Thanks to Decurion, Young Freedom
potentially has a 'bitchin' base to operate from,
hidden away in the
Street
has decided that she’s going to just be who she is, and not define
herself based on her father’s legacy. But someone has dropped Wilson Jeffers
a cryptic hint that ‘his child now fights the good fight in Freedom,’ and
he has come out of retirement to confront… Ankh! Ankh is confused by this
strange man hugging him and calling him son and Blasts the guy, and then flies
away in a hyperventilating panic to seek comfort from his actual father. Street
is uncharacteristically pissed-off, and the stage is set for a hero vs. hero
grudge-match, this time between father and daughter!
Meanwhile, her mother has also returned to Freedom City
from Puerto Rico, not just to be close to her daughter, but with the vaguest
hope of rekindling the passion she once had with Wilson Jeffers...

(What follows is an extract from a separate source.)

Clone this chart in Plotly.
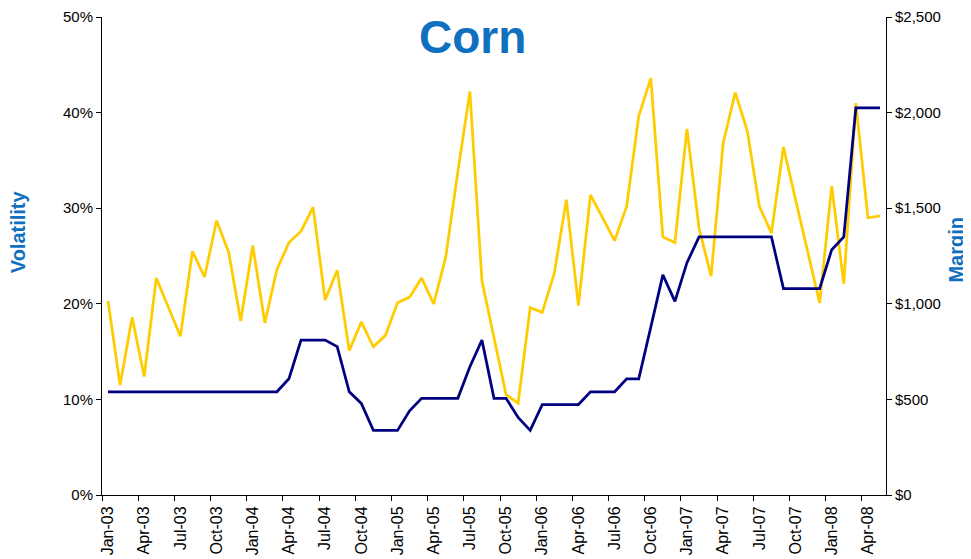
import pandas as pd
import plotly.graph_objects as go

# monthly categories Jan-03 .. May-08
months = pd.date_range("2003-01-01", "2008-05-01", freq="MS").strftime("%b-%y").tolist()

# implied volatility, percent
volatility = [20.3, 11.5, 18.6, 12.4, 22.7, 19.6, 16.6, 25.5, 22.8, 28.7, 25.4, 18.2,
              26.1, 18.0, 23.6, 26.4, 27.6, 30.1, 20.4, 23.5, 15.1, 18.1, 15.5, 16.7,
              20.1, 20.7, 22.7, 20.0, 24.9, 33.8, 42.2, 22.4, 16.5, 10.5, 9.6, 19.6,
              19.1, 23.2, 30.9, 19.8, 31.4, 29.0, 26.6, 30.2, 39.6, 43.6, 27.0, 26.4,
              38.3, 27.9, 22.9, 36.8, 42.1, 38.1, 30.2, 27.4, 36.4, 30.9, 25.5, 20.1,
              32.3, 22.1, 41.0, 29.0, 29.2]

# exchange margin, dollars
margin = [540, 540, 540, 540, 540, 540, 540, 540, 540, 540, 540, 540,
          540, 540, 540, 608, 810, 810, 810, 776, 540, 479, 338, 338,
          338, 440, 506, 506, 506, 506, 671, 810, 506, 506, 406, 338,
          473, 473, 473, 473, 540, 540, 540, 608, 608, 878, 1151, 1013,
          1215, 1350, 1350, 1350, 1350, 1350, 1350, 1350, 1080, 1080, 1080, 1080,
          1283, 1350, 2025, 2025, 2025]

x = list(range(len(months)))
FONT = "Liberation Sans, Arial, sans-serif"
BLUE = "#1070C0"

fig = go.Figure()
fig.add_scatter(x=x, y=volatility, mode="lines", name="Volatility",
                line=dict(color="#FFCC00", width=2.75))
fig.add_scatter(x=x, y=margin, mode="lines", name="Margin", yaxis="y2",
                line=dict(color="#000080", width=2.75))

# page body adds 8px, so the figure is sized to fill the 971x559 window
fig.update_layout(
    width=963, height=551,
    margin=dict(l=94, r=85, t=9, b=64, autoexpand=False),
    paper_bgcolor="white", plot_bgcolor="white",
    showlegend=False,
    font=dict(family=FONT, size=15, color="black"),
    xaxis=dict(range=[-0.5, len(months) - 0.5], tickmode="array",
               tickvals=x[::3], ticktext=months[::3], tickangle=-90,
               tickfont=dict(size=16), ticklabelstandoff=4,
               ticks="", showgrid=False, zeroline=False, automargin=False,
               showline=True, linecolor="black", linewidth=1,
               minor=dict(tickmode="array", tickvals=[v - 0.5 for v in x[::3]],
                          ticks="outside", ticklen=5, tickcolor="black",
                          showgrid=False)),
    yaxis=dict(range=[0, 50], dtick=10, ticksuffix="%", ticks="outside",
               ticklen=5, tickcolor="black", showgrid=False, zeroline=False,
               automargin=False,
               showline=True, linecolor="black", linewidth=1),
    yaxis2=dict(range=[0, 2500], dtick=500, tickprefix="$", tickformat=",",
                overlaying="y", side="right", ticks="outside", ticklen=5,
                tickcolor="black", showgrid=False, zeroline=False,
                automargin=False,
                showline=True, linecolor="black", linewidth=1),
)

fig.add_annotation(text="<b>Corn</b>", xref="paper", yref="paper",
                   x=0.472, y=0.958, xanchor="center", yanchor="middle",
                   showarrow=False, font=dict(size=46, color=BLUE, family=FONT))
fig.add_annotation(text="<b>Volatility</b>", xref="paper", yref="paper",
                   x=-0.107, y=0.55, textangle=-90, xanchor="center", yanchor="middle",
                   showarrow=False, font=dict(size=20, color=BLUE, family=FONT))
fig.add_annotation(text="<b>Margin</b>", xref="paper", yref="paper",
                   x=1.089, y=0.513, textangle=-90, xanchor="center", yanchor="middle",
                   showarrow=False, font=dict(size=20, color=BLUE, family=FONT))

fig.write_html("out.html")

Icarus is living on borrowed
time, and Hades intends to use him to recollect his father’s soul, after all
this time. Daedalus could choose death, to save
his son’s life, as he couldn’t do so in millennia past. Icarus could choose death, rather than be used against his
father in this manner (but Hades isn’t likely to go for that deal…). The friends
of either or both might gather together in cross-overy
goodness to storm the gates of hell itself to rescue the souls of one, or
both. Hades own greed may prove his undoing, and other Greek gods become involved,
as he harvests the soul of Daedalus and then ‘arranges
an accident’ to befall Icarus, to reclaim that soul,
and further taunt Daedalus by dangling the soul
of his son before him and boast that Daedalus’ sacrifice
was all for naught!
And then there’s the horrible possibility that Medea, working with Hades, has transformed some innocent mutant
boy’s body and mind to believe this story, and that Daedalus
is being primed to sacrifice his immortal soul for some random kid off the
street… Even if this duplicity is revealed at the last second, will Hades,
out of desperation, simply kill this ‘fake Icarus,’
and tell Daedalus that it was just a random soul,
but if Daedalus is a *true hero,* he’d should be just as willing
to surrender his overlong life to save this random boy just as quickly as
for his own flesh and blood? And in the case of duplicity, who’s to say that
Hades hasn’t placed the formless soul of Icarus
into this transformed body anyway? Or that unknown to Medea
and out of Hades’ control, the soul of Icarus has
somehow escaped and taken up residence in this body and mind so perfectly
resonant to it’s nature, making their lie into truth, and quite possibly resulting
in the spiritual possession of a real young man by a soul that has been dead
for millennia, a soul that may have to return to let his ‘host’ live?
*So* many options here, it's a bit bewildering. But unlike
a real comic-book, it might be best to have only one of them be 'true.' :)
Ankh
is connected somehow to the legacy of the Scarab, and the Rhodes Foundation’s
director, Sophia Cruz, will become part of his life, whether he or his father
likes it or not. There will be no sinister agenda, but confusion will cause
it to seem this way, and a Rhodes Foundation employed private investigator
might not know the specifics of why he is keeping tabs on the young man, and
foster the impression that they are up to no good…
And is there a connection between Ankh and Doctor Metropolis,
or is the whole pseudo-Egyptian / matter-manipulation thing just a coincidence?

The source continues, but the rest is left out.